I never hand out assignments like this (or have in-person interviews w/ a similar task while having the internet at their disposal too) unless the person's already sent in their CV/Resume, had a phone-screen and they seem like a good prospect.

Regardless, you're going to have to put in time unless you're already trusted by one of the seniors/leads/managers.. if that's the case then there's no coding assignment.

If you're interviewing at 20 companies concurrently you should probably not interview at so many companies at one time and narrow down who you would most likely want to work for.

>I never hand out assignments like this (or have in-person interviews w/ a similar task while having the internet at their disposal too) unless the person's already sent in their CV/Resume, had a phone-screen and they seem like a good prospect.

If they seem like a good prospect then you can signal your seriousness by granting a face to face interview / test.

By throwing out homework assignments (which cost you 0) you are signaling either that they do not seem like a good enough prospect to be worth your time or that you simply view their time to be worth vastly less than yours.

> If they seem like a good prospect then you can signal your seriousness by granting a face to face interview / test.

Yup, that's what I will do occasionally too. If the phone-call goes well, I'll invite them onsite for that coding task... no algorithms. I like being flexible with them, if they are more comfortable doing it at home due to scheduling, they can hack away at home.

>By throwing out homework assignments (which cost you 0) you are signaling either that they do not seem like a good enough prospect to be worth your time or that you simply view their time to be worth vastly less than yours.

I generally stick with working at start-ups.

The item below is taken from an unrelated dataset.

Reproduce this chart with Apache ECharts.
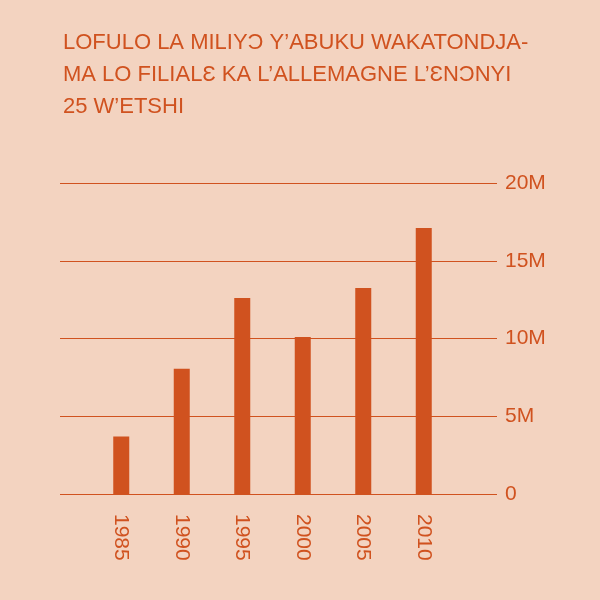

I need to know that the engineer I'm bringing on can handle high-pressure situations when we have to deliver milestones. Which I can totally understand why some potential employees that I've handed this assignment to become upset / flustered. But it's a good indicator if they don't complain at all and do an exceptional job, that they'll generally do well and at the very least be open to critique so they become a better engineer.

These requirements are absolutely not appropriate for more established/larger corps just as start-ups aren't for everyone.